A thousand cranes folded, being and sharing peace, a wish and a surprise

Susan Folds Peace Cranes, Jessi Helmrich, painter. Throwing a kiss to Jessi.

Three months ago I began packing for our trip to Cortona. I included in my luggage papers to fold peace cranes. I was just shy of a hundred to reach my goal of folding a thousand.

I began the crane-folding project four years ago after a call from Clare, Terry's sister, telling us that her breast cancer had metastasized to her lungs and bones.

I was not new to cancer. I was also in treatment and I'd been a caregiver to Terry through two diagnoses, one far-advanced. 

Clare's new diagnosis got my attention in a "wake-up, Susan" kind of way. I realized anew that I am a visitor on this beautiful planet for a short time. 

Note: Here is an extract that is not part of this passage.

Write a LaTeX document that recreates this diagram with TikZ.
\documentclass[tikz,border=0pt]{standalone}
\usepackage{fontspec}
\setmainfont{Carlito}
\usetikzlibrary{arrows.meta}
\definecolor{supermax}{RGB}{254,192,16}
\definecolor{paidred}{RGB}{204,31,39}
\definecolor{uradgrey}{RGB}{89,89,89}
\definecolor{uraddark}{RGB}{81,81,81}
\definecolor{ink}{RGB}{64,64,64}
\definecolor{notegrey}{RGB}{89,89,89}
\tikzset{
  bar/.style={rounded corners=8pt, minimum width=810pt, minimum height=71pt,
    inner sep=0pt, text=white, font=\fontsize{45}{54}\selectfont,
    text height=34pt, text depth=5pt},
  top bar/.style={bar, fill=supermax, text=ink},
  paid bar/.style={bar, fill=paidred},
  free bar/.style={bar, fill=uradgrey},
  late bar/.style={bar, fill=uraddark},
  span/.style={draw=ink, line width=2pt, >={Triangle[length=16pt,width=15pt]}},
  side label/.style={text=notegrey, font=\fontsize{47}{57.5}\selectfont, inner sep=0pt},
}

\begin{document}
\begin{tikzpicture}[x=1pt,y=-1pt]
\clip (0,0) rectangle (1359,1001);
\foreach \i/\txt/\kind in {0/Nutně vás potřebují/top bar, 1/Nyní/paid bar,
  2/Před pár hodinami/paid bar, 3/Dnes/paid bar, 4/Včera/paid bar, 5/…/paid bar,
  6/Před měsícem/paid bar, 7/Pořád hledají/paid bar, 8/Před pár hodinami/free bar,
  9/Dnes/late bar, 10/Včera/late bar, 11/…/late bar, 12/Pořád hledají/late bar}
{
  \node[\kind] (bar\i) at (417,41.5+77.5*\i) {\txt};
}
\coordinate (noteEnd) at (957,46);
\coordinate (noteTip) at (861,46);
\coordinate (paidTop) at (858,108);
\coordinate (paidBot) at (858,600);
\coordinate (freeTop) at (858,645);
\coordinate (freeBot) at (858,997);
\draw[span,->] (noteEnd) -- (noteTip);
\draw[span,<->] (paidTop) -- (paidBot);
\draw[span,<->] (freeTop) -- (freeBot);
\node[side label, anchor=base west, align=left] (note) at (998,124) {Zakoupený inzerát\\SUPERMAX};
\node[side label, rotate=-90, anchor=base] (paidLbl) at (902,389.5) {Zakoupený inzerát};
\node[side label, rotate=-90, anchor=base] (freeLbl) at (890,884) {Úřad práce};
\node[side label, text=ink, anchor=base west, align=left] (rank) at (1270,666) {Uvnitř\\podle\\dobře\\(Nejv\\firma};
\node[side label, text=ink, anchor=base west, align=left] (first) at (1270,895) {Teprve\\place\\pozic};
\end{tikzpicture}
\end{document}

I can't remember the first crane I gave away. I just started doing it. I do know that I started folding to work with painful feelings around her diagnosis. As I fold, I use this sweet crane to become aware of my breath, breathing in and breathing out, giving attention to the gap between breaths. I think about all the people in the world who have cancer or love someone who is very ill. I'll breathe in my discomfort and heck, while I'm at it, I'll breathe in the discomfort of all others in a similar situation. I'll exhale comfort to them and myself. 

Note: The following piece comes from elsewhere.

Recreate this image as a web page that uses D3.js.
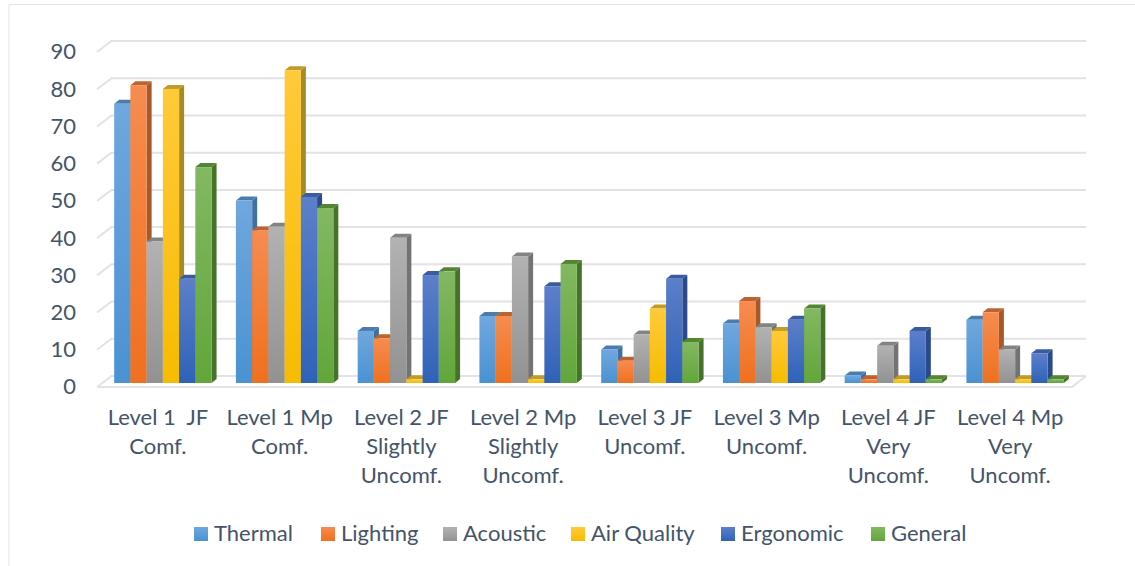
<!DOCTYPE html>
<html>
<head>
<meta charset="utf-8">
<script src="https://cdn.jsdelivr.net/npm/d3@7"></script>
<style>
  html, body { margin: 0; padding: 0; background: #fff; }
  svg { display: block; }
  text { font-family: Lato, "Open Sans", sans-serif; fill: #44546a; }
</style>
</head>
<body>
<div id="chart"></div>
<script>
"use strict";

const categories = ["L1JF", "L1Mp", "L2JF", "L2Mp", "L3JF", "L3Mp", "L4JF", "L4Mp"];
const categoryLines = [
    ["Level 1  JF", "Comf."],
    ["Level 1 Mp", "Comf."],
    ["Level 2 JF", "Slightly", "Uncomf."],
    ["Level 2 Mp", "Slightly", "Uncomf."],
    ["Level 3 JF", "Uncomf."],
    ["Level 3 Mp", "Uncomf."],
    ["Level 4 JF", "Very", "Uncomf."],
    ["Level 4 Mp", "Very", "Uncomf."]
];
const seriesNames = ["Thermal", "Lighting", "Acoustic", "Air Quality", "Ergonomic", "General"];
const thermal = [75, 49, 14, 18, 9, 16, 2, 17];
const lighting = [80, 41, 12, 18, 6, 22, 1, 19];
const acoustic = [38, 42, 39, 34, 13, 15, 10, 9];
const airQuality = [79, 84, 1, 1, 20, 14, 1, 1];
const ergonomic = [28, 50, 29, 26, 28, 17, 14, 8];
const general = [58, 47, 30, 32, 11, 20, 1, 1];
const seriesValues = [thermal, lighting, acoustic, airQuality, ergonomic, general];
const yTicks = [0, 10, 20, 30, 40, 50, 60, 70, 80, 90];

// top / bottom of the front face gradient, then side and cap shades
const faceTop = ["#70a7de", "#f68c50", "#b2b2b2", "#ffca3a", "#5c7fca", "#82b862"];
const faceBottom = ["#4a92d2", "#f0701e", "#929292", "#f6bc00", "#2f62b8", "#62a63a"];
const sideColor = ["#3f70a0", "#a8592a", "#737373", "#a68a24", "#2a4a8c", "#47722a"];
const capColor = ["#4a7cb0", "#bd6330", "#838383", "#c29c28", "#3a5ba0", "#548533"];

const width = 1135, height = 566;
const depthX = 14.5, depthY = 11;   // wall/floor skew
const barDepthX = 5, barDepthY = 4; // depth of a single bar
const barShiftY = 7;                // bars stand in the middle of the floor

const svg = d3.select("#chart").append("svg")
    .attr("width", width)
    .attr("height", height);

// pale frame of the chart area
svg.append("path")
    .attr("d", d3.line()([[9, height], [9, 4.5], [width, 4.5]]))
    .attr("fill", "none")
    .attr("stroke", "#dde4ee")
    .attr("stroke-width", 1);

// value scale is measured along the back wall
const y = d3.scaleLinear().domain([0, 90]).range([376, 41]);
const x0 = d3.scaleBand().domain(categories).range([102, 1076]).paddingInner(0.2).paddingOuter(0.1);
const x1 = d3.scaleBand().domain(seriesNames).range([0, x0.bandwidth()]);

const defs = svg.append("defs");
seriesNames.forEach((name, i) => {
    const grad = defs.append("linearGradient")
        .attr("id", "face" + i)
        .attr("x1", "0%").attr("y1", "0%")
        .attr("x2", "0%").attr("y2", "100%");
    grad.append("stop").attr("offset", "0%").attr("stop-color", faceTop[i]);
    grad.append("stop").attr("offset", "100%").attr("stop-color", faceBottom[i]);
});

// gridlines on the back wall with their skewed stub on the left wall
const grid = svg.append("g")
    .attr("fill", "none")
    .attr("stroke", "#e2e2e8")
    .attr("stroke-width", 2);
grid.selectAll("path")
    .data(yTicks)
    .enter()
    .append("path")
    .attr("d", d => d3.line()([
        [97, y(d) + depthY],
        [97 + depthX, y(d)],
        [1086, y(d)]
    ]));

// floor front edge
grid.append("path")
    .attr("d", d3.line()([[97, y(0) + depthY], [1072, y(0) + depthY], [1086, y(0)]]));

// value labels through a left axis, shifted onto the front plane
const yAxis = d3.axisLeft(y).tickValues(yTicks).tickSize(0).tickPadding(0);
const axisG = svg.append("g")
    .attr("transform", "translate(76,10)")
    .call(yAxis);
axisG.select(".domain").remove();
axisG.selectAll("text")
    .attr("font-family", null)
    .style("font-size", "22px")
    .attr("dy", "0.36em");

// one 3D bar per value; later series sit over the side of earlier ones
const groups = svg.selectAll("g.cat")
    .data(categories)
    .enter()
    .append("g")
    .attr("class", "cat")
    .attr("transform", d => "translate(" + x0(d) + ",0)");

groups.each(function(cat, c) {
    const g = d3.select(this);
    seriesNames.forEach((name, s) => {
        const v = seriesValues[s][c];
        const bx = x1(name), bw = x1.bandwidth();
        const top = y(v) + barShiftY, base = y(0) + barShiftY;
        const bar = g.append("g");
        bar.append("path")
            .attr("d", d3.line()([
                [bx + bw, top], [bx + bw + barDepthX, top - barDepthY],
                [bx + bw + barDepthX, base - barDepthY], [bx + bw, base]
            ]) + "Z")
            .attr("fill", sideColor[s]);
        bar.append("path")
            .attr("d", d3.line()([
                [bx, top], [bx + barDepthX, top - barDepthY],
                [bx + bw + barDepthX, top - barDepthY], [bx + bw, top]
            ]) + "Z")
            .attr("fill", capColor[s]);
        bar.append("rect")
            .attr("x", bx)
            .attr("y", top)
            .attr("width", bw)
            .attr("height", base - top)
            .attr("fill", "url(#face" + s + ")");
    });
});

// category labels, wrapped by hand
const labels = svg.selectAll("text.cat-label")
    .data(categories)
    .enter()
    .append("text")
    .attr("class", "cat-label")
    .attr("text-anchor", "middle")
    .style("font-size", "22px")
    .attr("transform", d => "translate(" + (x0(d) + x0.bandwidth() / 2 - 5) + ",0)");
labels.selectAll("tspan")
    .data((d, i) => categoryLines[i])
    .enter()
    .append("tspan")
    .attr("x", 0)
    .attr("y", (d, i) => 425 + i * 29)
    .style("white-space", "pre")
    .text(d => d);

// legend
const legendX = [194, 321, 443, 571, 721, 871];
const legend = svg.selectAll("g.legend")
    .data(seriesNames)
    .enter()
    .append("g")
    .attr("class", "legend")
    .attr("transform", (d, i) => "translate(" + legendX[i] + ",527)");
legend.append("rect")
    .attr("width", 14)
    .attr("height", 14)
    .attr("fill", (d, i) => "url(#face" + i + ")");
legend.append("text")
    .attr("x", 20)
    .attr("y", 14)
    .style("font-size", "22px")
    .text(d => d);
</script>
</body>
</html>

The last crane is for Clare. The legend goes like this: after folding a thousand cranes a wish is granted. I'll give the crane and wish to Clare.

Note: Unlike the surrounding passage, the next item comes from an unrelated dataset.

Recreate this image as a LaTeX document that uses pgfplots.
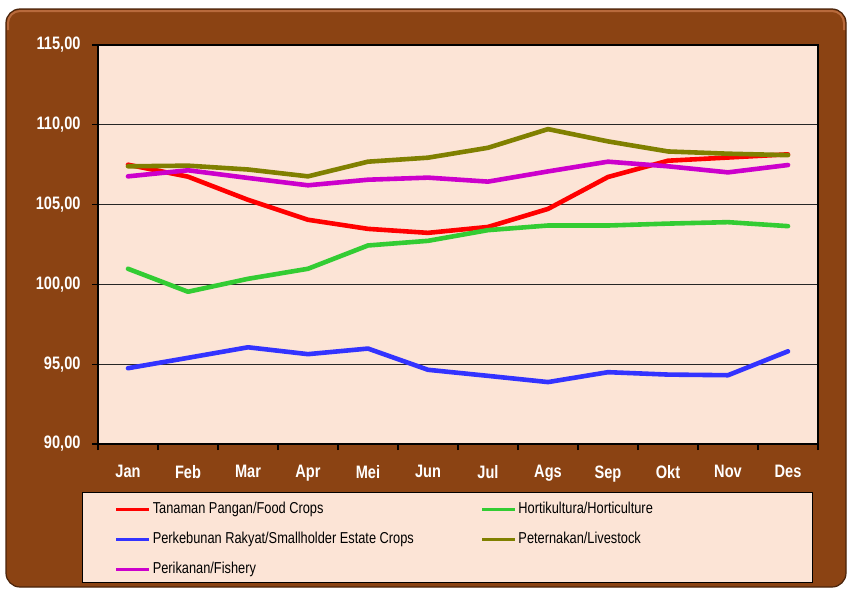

So who is the giver and who is the receiver? Here's what I'm learning. Life is give and take. Not give or take. So this means, each time I give a crane, I receive. I receive things such as smiles, comments, and hugs. A thousand times. Just imagine the joy. Gandhi says, "The fragrance remains in the hand that gives the rose." 

Project Cranes for Clare ends here in Cortona with a gift-twist. When I arrived in Italy, I gave cranes to students. Jessi Helmrich was one of those students. A few weeks later she said, "I've thought a lot about this. I would like to paint your portrait folding the cranes and memorialize this gift."

She did and then gave it to me after we arrived home.